Porém, em determinados jogos, o uso de tonalidades quentes não só podem contextualizar a ambientação, como também transmitir sensações que seriam difíceis de se alcançar apenas com texturas realistas e cores vibrantes.

É o caso de jogos onde o objetivo é te fazer sentir no subconsciente o que a narrativa se propõe: jogos de ação, terror psicológico, mistério e que representam décadas passadas ou locais fora dos habituais.
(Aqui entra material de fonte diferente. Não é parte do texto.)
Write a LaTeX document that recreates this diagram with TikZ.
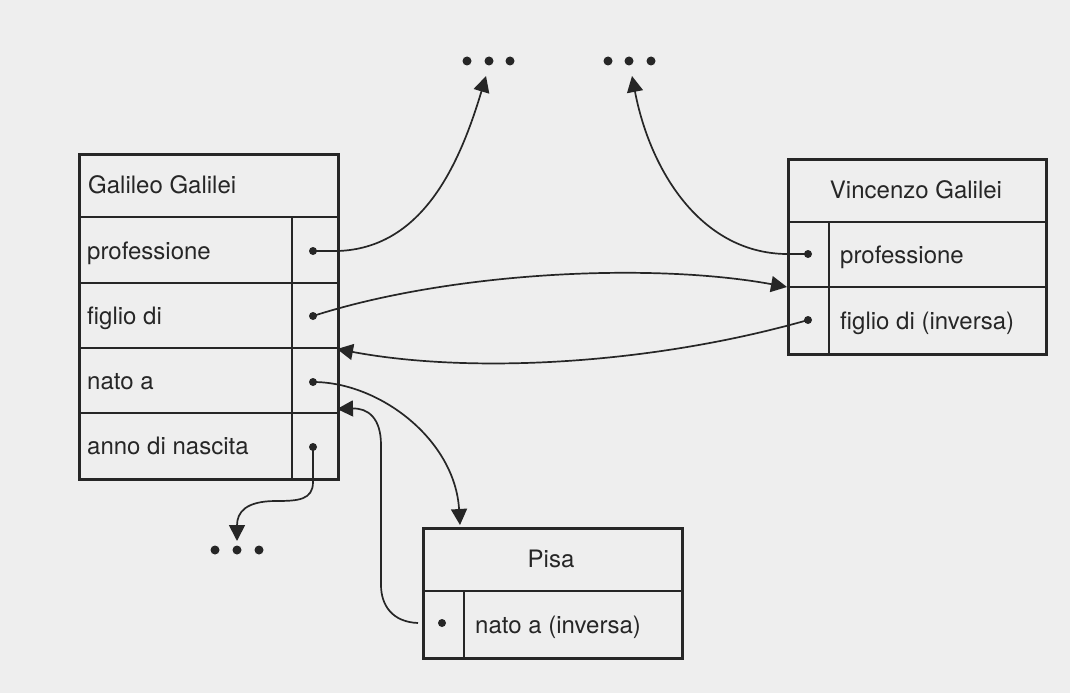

Todos eles querem — ou deveriam — te fazer sentir a emoção apenas ao olhar para a tela.

CONCLUSÃO E COMO DAR UMA NOVA PERSPECTIVA EM SEUS JOGOS

Em resumo, gostaria que mais jogos tivessem a coragem de usar nativamente essa técnica como no passado. Talvez o uso constante ficasse novamente manjado com o tempo, mas quem sabe essa seja uma aposta melhor que a estética fria que tanto vemos atualmente.
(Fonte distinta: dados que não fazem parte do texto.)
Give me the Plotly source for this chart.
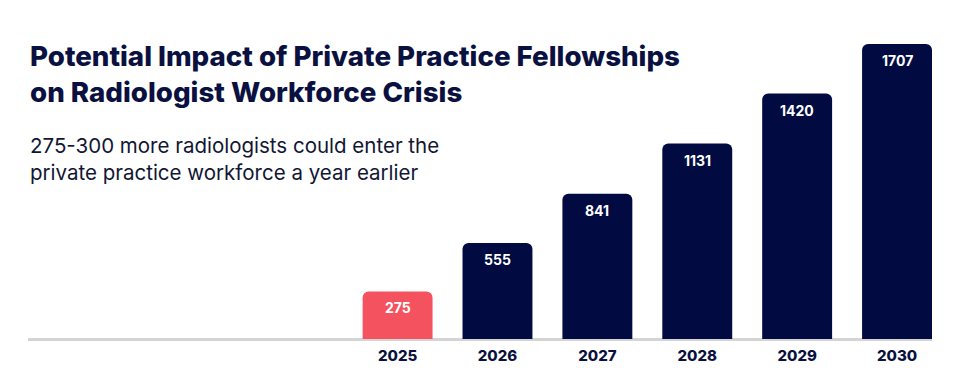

E mesmo fora da aplicação nativa nos jogos, ainda podemos simular efeitos semelhantes por meio das configurações dos monitores e TVs usando a tonalidade de cores “Quente”. É diferente do uso de um filtro específico e mais intenso, mas com isso a tela prioriza as cores amarelas, vermelhas e laranjas acima das azuis. Pode ser um pouco estranho de início, mas é questão de tempo para se acostumar.

Navegando pelas configurações da sua tela você deve encontrar essa opção para testar com seus próprios olhos. Em jogos quentes e áridos como Red Dead Redemption e Mad Max, a sensação de calor pode ficar mais intensa. Em jogos de terror, o clima pode ficar mais sufocante.

Essa tonalidade pode até mesmo melhorar sua leitura de textos e arquivos longos nos jogos. É uma diferença sutil, mas que quando se acostuma é difícil voltar atrás. E claro, tudo depende do conteúdo que você estará consumindo. Em jogos onde cores vibrantes são parte da direção de arte, talvez seja melhor usar a configuração padrão.

Resident Evil Requiem com uma simulação de tonalidade mais quente
Resident Evil Requiem com sua tonalidade padrão

Por fim, deixo a pergunta ao leitor… preferem o uso de filtros e tonalidades mais quentes na tela ou o visual frio e realista? Acredito que isso tenha uma ampla variedade de opiniões, então nos diga a sua.